● **Goal**: What is to be printed is the span of lines starting at the one containing "Reproduce this chart with matplotlib." and ending at the one containing "from matplotlib.colors import", reproduced exactly with pictures left out.

● **Data listing**:
........
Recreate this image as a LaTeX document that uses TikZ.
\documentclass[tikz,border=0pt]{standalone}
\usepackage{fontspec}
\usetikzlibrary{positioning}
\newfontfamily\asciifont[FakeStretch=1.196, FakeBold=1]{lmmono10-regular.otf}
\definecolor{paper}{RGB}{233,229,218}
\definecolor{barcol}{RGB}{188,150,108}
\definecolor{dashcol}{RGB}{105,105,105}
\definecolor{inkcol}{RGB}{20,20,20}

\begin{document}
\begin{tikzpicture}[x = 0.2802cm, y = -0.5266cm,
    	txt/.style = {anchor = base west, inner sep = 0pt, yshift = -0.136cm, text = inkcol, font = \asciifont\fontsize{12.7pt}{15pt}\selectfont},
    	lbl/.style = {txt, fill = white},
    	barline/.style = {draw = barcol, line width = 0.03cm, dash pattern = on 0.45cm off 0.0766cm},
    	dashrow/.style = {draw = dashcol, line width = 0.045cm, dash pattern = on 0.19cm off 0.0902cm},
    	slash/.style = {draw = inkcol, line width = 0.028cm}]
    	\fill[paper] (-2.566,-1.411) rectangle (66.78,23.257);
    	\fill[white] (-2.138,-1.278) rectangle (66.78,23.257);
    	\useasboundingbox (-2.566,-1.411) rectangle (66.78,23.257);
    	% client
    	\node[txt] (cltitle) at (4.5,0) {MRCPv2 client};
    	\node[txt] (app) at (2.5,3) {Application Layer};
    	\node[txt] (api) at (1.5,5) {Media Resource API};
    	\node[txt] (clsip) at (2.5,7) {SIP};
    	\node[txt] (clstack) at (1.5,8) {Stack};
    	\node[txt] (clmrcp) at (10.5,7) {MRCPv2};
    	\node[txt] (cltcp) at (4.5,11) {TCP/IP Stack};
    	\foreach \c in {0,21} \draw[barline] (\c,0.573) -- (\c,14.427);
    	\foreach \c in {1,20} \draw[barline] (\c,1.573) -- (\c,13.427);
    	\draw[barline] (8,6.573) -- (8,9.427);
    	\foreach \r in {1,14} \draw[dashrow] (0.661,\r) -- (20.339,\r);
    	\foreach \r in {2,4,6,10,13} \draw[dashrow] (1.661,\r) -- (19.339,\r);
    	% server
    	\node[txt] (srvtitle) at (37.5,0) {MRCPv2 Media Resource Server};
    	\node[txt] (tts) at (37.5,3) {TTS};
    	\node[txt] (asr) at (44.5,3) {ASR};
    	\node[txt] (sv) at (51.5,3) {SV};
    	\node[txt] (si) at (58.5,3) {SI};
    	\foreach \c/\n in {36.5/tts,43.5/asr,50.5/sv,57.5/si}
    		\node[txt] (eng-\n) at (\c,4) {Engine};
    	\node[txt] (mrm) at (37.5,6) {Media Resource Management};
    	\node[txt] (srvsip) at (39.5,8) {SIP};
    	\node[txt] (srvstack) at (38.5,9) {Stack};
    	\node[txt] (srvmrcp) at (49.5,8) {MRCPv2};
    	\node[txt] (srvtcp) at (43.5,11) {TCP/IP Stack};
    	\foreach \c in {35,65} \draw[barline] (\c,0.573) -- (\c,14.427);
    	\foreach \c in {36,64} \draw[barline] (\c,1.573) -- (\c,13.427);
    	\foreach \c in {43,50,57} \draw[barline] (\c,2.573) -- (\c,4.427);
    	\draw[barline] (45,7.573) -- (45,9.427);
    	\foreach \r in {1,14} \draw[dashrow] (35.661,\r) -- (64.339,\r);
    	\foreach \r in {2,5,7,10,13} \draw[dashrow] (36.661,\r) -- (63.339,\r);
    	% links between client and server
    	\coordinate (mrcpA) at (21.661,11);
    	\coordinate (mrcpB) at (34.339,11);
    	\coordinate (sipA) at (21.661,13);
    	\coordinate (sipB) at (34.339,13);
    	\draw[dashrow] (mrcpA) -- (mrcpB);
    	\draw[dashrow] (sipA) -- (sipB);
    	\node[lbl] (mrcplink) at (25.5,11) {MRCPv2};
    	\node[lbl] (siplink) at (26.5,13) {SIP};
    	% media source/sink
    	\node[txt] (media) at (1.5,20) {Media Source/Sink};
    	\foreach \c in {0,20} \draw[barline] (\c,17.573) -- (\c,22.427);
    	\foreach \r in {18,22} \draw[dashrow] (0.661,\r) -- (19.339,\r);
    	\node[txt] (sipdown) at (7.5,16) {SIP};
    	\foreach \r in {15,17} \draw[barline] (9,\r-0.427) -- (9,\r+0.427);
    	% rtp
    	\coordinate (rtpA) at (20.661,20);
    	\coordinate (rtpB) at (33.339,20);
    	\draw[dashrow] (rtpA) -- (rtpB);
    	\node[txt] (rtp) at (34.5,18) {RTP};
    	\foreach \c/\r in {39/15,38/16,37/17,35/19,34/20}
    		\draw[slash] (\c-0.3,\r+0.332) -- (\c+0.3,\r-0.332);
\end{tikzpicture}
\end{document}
........
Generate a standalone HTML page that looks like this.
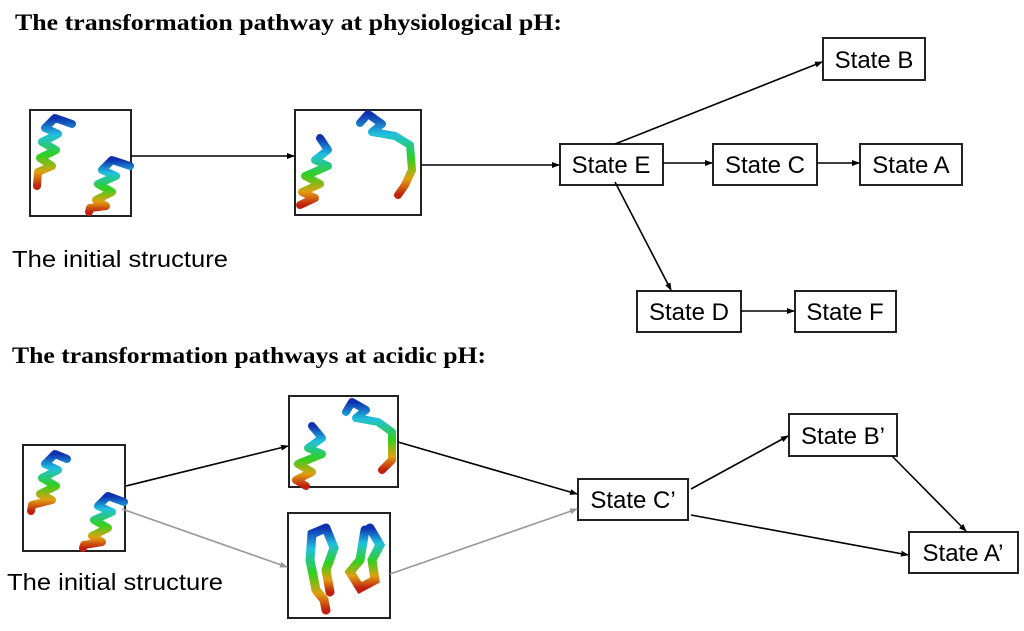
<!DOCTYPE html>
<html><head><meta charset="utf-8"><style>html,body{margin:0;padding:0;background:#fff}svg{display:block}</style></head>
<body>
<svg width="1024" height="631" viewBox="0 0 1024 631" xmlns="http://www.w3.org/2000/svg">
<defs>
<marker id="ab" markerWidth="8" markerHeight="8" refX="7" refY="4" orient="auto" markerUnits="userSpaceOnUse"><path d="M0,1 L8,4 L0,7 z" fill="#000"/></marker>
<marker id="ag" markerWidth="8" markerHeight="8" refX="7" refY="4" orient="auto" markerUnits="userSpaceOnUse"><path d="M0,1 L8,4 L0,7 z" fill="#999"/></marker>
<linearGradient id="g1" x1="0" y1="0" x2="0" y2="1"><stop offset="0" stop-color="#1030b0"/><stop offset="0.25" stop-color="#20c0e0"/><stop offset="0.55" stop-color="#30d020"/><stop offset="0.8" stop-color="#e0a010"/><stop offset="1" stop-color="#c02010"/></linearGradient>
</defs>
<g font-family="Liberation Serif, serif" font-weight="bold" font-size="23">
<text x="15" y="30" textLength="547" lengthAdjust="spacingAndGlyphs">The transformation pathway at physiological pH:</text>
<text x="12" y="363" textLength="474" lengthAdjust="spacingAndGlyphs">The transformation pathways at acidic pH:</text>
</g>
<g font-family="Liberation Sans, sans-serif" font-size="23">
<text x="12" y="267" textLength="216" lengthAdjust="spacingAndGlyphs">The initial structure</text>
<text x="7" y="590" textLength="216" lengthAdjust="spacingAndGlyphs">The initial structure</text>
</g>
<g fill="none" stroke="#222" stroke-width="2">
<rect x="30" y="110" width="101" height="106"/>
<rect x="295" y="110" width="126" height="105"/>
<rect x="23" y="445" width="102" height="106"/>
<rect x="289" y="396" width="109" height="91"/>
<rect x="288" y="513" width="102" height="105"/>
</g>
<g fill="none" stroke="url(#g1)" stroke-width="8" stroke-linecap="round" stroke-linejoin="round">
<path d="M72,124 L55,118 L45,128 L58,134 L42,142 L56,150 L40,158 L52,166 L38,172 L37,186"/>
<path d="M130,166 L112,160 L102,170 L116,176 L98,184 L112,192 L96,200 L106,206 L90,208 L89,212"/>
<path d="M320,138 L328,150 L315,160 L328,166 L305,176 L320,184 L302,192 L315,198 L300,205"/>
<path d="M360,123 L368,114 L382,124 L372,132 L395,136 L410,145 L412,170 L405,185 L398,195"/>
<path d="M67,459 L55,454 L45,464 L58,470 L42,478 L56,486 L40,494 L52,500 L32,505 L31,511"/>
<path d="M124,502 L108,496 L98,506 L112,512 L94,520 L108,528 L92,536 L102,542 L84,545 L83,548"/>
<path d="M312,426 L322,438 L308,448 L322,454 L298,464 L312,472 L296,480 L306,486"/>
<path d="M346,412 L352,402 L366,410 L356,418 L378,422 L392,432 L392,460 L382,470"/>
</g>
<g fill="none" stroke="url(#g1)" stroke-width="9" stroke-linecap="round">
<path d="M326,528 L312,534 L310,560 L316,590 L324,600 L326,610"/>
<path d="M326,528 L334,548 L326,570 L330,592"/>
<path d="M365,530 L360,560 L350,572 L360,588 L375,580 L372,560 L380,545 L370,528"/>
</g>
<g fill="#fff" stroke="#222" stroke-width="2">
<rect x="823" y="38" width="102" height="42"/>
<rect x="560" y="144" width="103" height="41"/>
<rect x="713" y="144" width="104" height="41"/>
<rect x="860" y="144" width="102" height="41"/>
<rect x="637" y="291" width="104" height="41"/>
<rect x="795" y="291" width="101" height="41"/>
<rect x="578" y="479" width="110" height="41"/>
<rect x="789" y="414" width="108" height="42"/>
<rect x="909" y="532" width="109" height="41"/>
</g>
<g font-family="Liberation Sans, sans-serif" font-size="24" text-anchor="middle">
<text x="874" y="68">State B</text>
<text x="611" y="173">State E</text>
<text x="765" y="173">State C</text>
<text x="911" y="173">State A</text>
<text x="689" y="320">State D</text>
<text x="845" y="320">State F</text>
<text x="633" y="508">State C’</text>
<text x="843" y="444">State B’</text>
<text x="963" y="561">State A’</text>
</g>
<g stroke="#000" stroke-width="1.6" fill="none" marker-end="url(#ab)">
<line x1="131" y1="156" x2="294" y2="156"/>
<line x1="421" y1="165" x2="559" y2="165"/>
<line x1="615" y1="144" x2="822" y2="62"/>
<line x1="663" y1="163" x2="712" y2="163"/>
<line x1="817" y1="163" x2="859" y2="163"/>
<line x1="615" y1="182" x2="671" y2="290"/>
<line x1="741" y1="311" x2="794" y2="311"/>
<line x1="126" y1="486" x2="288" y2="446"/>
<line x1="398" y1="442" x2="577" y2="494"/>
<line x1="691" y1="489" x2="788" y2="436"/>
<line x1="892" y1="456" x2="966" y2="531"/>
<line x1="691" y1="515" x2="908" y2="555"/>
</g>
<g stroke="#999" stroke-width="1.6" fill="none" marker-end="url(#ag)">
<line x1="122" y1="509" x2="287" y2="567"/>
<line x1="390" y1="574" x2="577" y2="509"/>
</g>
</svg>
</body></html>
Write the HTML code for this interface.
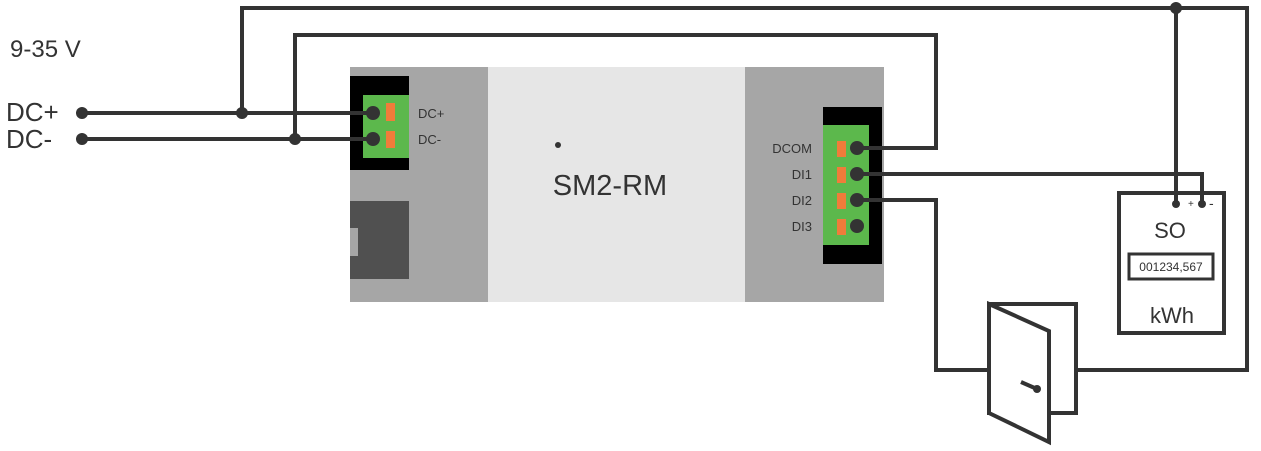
........
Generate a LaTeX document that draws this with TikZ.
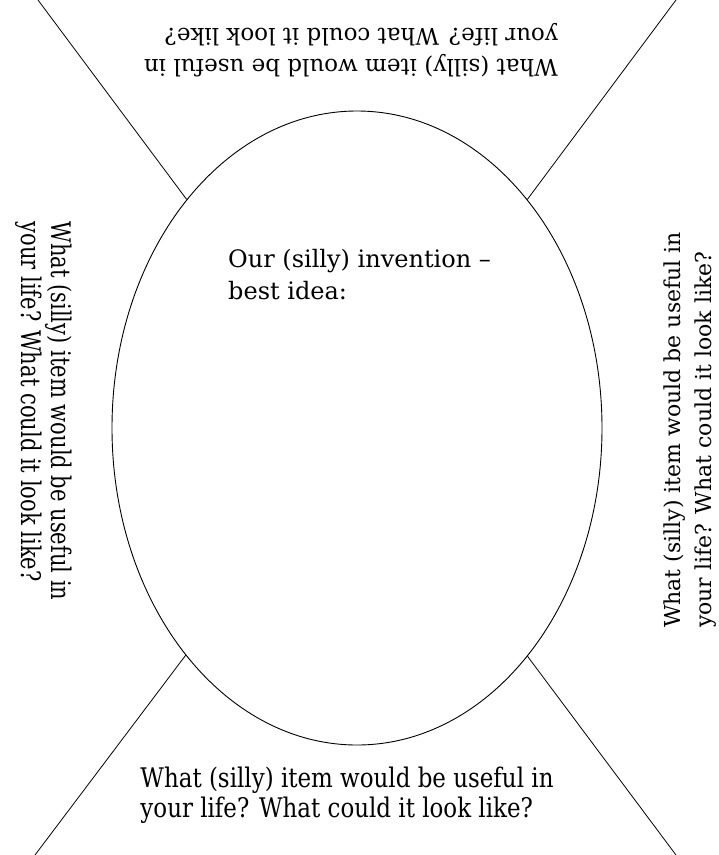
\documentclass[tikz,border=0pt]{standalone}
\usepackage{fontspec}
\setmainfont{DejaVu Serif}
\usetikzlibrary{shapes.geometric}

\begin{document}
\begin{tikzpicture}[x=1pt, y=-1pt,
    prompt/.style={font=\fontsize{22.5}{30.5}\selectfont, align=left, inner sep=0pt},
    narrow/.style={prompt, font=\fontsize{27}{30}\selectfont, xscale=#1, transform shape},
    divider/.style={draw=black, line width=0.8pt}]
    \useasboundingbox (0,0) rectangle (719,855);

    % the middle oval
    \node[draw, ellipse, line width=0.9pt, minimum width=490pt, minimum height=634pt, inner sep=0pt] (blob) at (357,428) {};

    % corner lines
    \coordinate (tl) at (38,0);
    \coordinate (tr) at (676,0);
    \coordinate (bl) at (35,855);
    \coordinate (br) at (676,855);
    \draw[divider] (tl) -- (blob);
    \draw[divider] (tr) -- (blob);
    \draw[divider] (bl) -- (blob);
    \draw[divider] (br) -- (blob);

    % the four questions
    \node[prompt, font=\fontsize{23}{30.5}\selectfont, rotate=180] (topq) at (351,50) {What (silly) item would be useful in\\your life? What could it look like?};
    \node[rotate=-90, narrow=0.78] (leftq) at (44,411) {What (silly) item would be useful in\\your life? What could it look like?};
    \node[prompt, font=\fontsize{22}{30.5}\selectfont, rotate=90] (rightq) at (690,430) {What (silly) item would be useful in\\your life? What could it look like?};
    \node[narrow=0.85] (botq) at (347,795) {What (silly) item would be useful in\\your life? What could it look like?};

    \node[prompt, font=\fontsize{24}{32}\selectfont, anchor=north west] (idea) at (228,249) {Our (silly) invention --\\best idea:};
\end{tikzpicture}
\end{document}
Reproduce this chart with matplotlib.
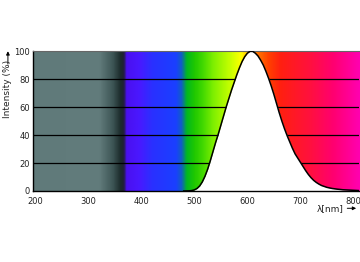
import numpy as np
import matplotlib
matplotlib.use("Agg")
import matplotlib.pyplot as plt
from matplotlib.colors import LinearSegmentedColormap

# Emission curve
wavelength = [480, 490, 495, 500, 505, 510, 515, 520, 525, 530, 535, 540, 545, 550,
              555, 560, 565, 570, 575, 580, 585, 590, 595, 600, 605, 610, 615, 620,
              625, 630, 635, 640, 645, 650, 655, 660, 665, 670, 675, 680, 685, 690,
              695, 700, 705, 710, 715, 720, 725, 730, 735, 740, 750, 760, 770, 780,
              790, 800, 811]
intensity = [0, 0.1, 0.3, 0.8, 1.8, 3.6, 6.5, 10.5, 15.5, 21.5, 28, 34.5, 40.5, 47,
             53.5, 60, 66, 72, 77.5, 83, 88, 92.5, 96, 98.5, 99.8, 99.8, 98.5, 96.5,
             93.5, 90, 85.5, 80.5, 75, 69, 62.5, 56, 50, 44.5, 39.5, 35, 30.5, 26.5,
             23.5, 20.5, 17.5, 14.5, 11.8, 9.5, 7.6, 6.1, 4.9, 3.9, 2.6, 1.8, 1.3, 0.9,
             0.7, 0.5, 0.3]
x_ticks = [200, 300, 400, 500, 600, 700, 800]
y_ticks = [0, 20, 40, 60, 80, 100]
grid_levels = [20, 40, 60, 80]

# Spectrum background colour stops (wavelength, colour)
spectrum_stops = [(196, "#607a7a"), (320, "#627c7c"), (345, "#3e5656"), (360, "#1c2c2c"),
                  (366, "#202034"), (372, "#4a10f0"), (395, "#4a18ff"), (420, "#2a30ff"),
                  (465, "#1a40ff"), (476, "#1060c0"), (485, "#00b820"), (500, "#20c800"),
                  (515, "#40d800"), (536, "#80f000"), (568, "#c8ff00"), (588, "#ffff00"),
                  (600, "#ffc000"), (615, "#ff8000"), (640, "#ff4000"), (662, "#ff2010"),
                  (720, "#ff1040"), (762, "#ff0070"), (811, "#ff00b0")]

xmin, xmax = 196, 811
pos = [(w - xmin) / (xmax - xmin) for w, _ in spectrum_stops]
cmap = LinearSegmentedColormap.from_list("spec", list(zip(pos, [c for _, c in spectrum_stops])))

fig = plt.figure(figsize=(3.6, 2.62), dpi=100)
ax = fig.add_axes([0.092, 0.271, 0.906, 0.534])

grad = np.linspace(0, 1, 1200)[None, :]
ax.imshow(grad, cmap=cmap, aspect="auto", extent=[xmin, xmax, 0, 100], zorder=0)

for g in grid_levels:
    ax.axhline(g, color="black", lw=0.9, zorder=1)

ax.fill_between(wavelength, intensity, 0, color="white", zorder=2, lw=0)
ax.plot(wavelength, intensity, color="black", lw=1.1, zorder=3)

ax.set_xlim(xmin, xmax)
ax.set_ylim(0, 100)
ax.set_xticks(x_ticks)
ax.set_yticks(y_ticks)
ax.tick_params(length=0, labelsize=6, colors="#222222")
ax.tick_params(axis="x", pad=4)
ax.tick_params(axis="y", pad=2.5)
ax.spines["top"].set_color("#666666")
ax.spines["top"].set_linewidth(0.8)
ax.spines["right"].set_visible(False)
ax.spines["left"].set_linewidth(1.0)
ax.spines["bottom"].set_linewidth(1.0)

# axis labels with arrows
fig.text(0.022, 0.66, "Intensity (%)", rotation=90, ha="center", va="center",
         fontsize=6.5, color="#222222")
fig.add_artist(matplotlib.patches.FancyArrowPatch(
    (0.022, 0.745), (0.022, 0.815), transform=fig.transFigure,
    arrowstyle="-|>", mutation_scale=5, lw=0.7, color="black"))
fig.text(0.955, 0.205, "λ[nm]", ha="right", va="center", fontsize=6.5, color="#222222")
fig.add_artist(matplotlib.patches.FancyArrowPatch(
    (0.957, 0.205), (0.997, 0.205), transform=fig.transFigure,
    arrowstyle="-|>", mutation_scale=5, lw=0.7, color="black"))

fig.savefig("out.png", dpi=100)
........
● **Solution to this problem**:
Reproduce this chart with matplotlib.
import numpy as np
import matplotlib
matplotlib.use("Agg")
import matplotlib.pyplot as plt
from matplotlib.colors import LinearSegmentedColormap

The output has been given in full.